What if we instead use air- and sea-launched cruise missiles not banned by the treaty?

It should be noted first that the INF treaty does relatively little to reduce the threat to the bulk of NATO's air bases and air defense. The missiles to be banned would have ranges between 300 and 3,000 miles. The Soviets could still build land-based 299-mile ballistic missiles that could reach all of West Germany and most of Belgium and the Netherlands.

Even with the treaty, airplanes carrying cruise missiles will continue to be vulnerable on the ground to ballistic missiles and Soviet aircraft. Surface ships that carry cruise missiles also are vulnerable to a great variety of threats. Submarines may be much less vulnerable, but an effective conventional missile force needs an inventory measured in thousands for attacks and reattacks. Submarine-launched cruise missiles simply price themselves out of the market in a Central European battle. Thus, the treaty forecloses the most promising avenue to increase the robustness of NATO's conventional defense through improved deep strike capability.

Yet a treaty that eliminates theater ballistic (but not cruise) missiles for some foreseeable period, say 10 years, from both sides could be quite useful. Their fast speed make these missiles especially potent in a sudden surprise attack.

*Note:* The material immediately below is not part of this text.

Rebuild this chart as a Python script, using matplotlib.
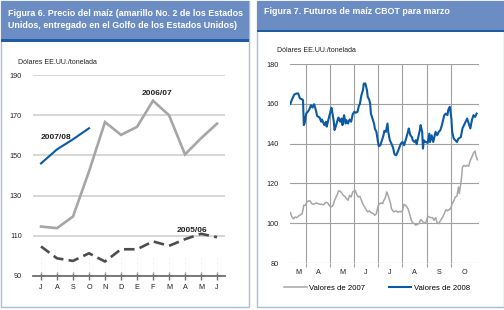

If we go ahead with an INF treaty that bans ground-launched cruise missiles, the Soviets will have traded a small part of their current nuclear arsenal for a major constraint on future NATO conventional defenses. NATO would continue to rely much more on nuclear weapons than it should. The debate over this treaty should focus as much on long-term consequences for the conventional balance as on any short-term nuclear benefits.